◆ WHAT YOU SHOULD DO
Starting at the line containing "Convert this chart to matplotlib code." and ending at the line containing "ax.plot([point_x[3], point_x[3]], [point_y[3], 0], **dash)", reproduce each line exactly as written, with both end lines included and all pictures omitted.
++++++++++
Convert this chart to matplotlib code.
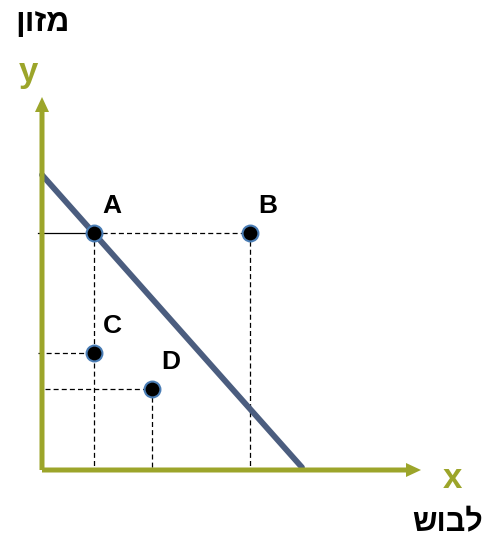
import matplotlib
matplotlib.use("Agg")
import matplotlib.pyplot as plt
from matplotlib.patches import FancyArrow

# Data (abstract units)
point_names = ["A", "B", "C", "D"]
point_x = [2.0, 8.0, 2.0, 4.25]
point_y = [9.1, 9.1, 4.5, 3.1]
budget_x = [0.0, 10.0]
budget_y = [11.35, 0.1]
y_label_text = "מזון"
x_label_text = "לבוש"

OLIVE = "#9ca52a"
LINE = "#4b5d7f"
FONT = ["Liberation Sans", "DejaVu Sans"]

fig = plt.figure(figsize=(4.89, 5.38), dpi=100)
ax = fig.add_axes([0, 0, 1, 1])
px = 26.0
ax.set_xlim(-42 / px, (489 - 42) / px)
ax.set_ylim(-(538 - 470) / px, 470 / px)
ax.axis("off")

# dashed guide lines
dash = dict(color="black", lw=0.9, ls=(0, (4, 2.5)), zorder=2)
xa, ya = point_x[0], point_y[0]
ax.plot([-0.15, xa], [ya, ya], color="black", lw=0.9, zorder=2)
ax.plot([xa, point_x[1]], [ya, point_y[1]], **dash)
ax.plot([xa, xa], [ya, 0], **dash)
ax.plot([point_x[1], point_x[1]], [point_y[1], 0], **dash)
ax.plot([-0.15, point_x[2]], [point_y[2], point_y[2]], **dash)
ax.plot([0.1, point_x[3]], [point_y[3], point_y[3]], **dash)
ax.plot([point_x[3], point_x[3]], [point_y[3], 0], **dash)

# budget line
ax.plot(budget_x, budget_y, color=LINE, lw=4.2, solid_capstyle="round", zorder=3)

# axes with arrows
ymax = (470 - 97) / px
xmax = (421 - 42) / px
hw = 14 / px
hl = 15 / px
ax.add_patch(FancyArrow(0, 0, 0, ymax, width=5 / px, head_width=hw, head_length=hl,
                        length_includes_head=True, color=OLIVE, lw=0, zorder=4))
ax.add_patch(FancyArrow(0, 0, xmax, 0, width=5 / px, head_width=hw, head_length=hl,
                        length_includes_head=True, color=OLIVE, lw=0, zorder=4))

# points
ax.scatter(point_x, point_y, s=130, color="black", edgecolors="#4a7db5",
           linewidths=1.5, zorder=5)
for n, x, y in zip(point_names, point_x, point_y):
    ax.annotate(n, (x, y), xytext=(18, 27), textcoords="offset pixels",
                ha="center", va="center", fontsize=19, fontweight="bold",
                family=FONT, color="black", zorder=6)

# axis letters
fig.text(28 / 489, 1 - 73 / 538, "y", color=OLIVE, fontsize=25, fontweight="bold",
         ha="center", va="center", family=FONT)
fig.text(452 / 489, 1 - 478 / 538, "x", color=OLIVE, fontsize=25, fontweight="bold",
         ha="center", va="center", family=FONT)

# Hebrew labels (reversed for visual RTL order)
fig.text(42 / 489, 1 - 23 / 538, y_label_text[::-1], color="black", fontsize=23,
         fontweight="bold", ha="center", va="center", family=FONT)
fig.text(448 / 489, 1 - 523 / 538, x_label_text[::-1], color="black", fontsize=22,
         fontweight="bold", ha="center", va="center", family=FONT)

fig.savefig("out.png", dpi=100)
++++++++++
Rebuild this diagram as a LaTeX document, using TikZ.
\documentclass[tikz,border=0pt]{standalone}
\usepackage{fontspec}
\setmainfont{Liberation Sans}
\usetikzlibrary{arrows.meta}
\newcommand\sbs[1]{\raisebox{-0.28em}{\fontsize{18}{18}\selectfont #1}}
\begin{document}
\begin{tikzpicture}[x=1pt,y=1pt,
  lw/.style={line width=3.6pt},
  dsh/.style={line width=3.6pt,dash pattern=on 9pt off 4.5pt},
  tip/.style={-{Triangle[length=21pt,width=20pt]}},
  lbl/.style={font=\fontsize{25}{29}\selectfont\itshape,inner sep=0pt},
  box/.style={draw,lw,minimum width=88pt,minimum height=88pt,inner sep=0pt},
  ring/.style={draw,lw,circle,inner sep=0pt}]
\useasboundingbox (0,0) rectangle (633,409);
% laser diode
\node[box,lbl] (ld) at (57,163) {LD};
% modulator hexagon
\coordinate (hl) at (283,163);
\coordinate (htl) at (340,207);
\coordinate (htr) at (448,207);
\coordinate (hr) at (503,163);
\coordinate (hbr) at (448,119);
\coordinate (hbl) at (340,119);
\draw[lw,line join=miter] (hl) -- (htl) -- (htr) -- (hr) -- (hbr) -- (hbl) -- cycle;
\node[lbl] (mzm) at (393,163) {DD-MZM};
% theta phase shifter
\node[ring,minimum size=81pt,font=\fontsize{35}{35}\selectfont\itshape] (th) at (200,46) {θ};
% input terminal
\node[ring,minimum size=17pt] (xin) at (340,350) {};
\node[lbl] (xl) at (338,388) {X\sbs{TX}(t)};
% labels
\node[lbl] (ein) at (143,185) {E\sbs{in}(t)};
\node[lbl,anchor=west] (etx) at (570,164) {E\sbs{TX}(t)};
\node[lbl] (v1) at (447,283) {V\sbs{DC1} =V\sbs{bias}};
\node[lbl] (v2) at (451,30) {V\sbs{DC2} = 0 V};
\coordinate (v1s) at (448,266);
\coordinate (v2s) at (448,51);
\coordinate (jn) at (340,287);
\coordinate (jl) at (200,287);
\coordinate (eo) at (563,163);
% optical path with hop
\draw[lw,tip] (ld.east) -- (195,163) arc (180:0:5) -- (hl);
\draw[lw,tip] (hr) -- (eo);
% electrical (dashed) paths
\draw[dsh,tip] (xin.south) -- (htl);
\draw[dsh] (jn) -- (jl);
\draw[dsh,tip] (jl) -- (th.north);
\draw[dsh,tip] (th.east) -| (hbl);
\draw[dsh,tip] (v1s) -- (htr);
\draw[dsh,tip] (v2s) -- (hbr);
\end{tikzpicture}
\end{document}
++++++++++
◆ RESULT BELOW
Convert this chart to matplotlib code.
import matplotlib
matplotlib.use("Agg")
import matplotlib.pyplot as plt
from matplotlib.patches import FancyArrow

# Data (abstract units)
point_names = ["A", "B", "C", "D"]
point_x = [2.0, 8.0, 2.0, 4.25]
point_y = [9.1, 9.1, 4.5, 3.1]
budget_x = [0.0, 10.0]
budget_y = [11.35, 0.1]
y_label_text = "מזון"
x_label_text = "לבוש"

OLIVE = "#9ca52a"
LINE = "#4b5d7f"
FONT = ["Liberation Sans", "DejaVu Sans"]

fig = plt.figure(figsize=(4.89, 5.38), dpi=100)
ax = fig.add_axes([0, 0, 1, 1])
px = 26.0
ax.set_xlim(-42 / px, (489 - 42) / px)
ax.set_ylim(-(538 - 470) / px, 470 / px)
ax.axis("off")

# dashed guide lines
dash = dict(color="black", lw=0.9, ls=(0, (4, 2.5)), zorder=2)
xa, ya = point_x[0], point_y[0]
ax.plot([-0.15, xa], [ya, ya], color="black", lw=0.9, zorder=2)
ax.plot([xa, point_x[1]], [ya, point_y[1]], **dash)
ax.plot([xa, xa], [ya, 0], **dash)
ax.plot([point_x[1], point_x[1]], [point_y[1], 0], **dash)
ax.plot([-0.15, point_x[2]], [point_y[2], point_y[2]], **dash)
ax.plot([0.1, point_x[3]], [point_y[3], point_y[3]], **dash)
ax.plot([point_x[3], point_x[3]], [point_y[3], 0], **dash)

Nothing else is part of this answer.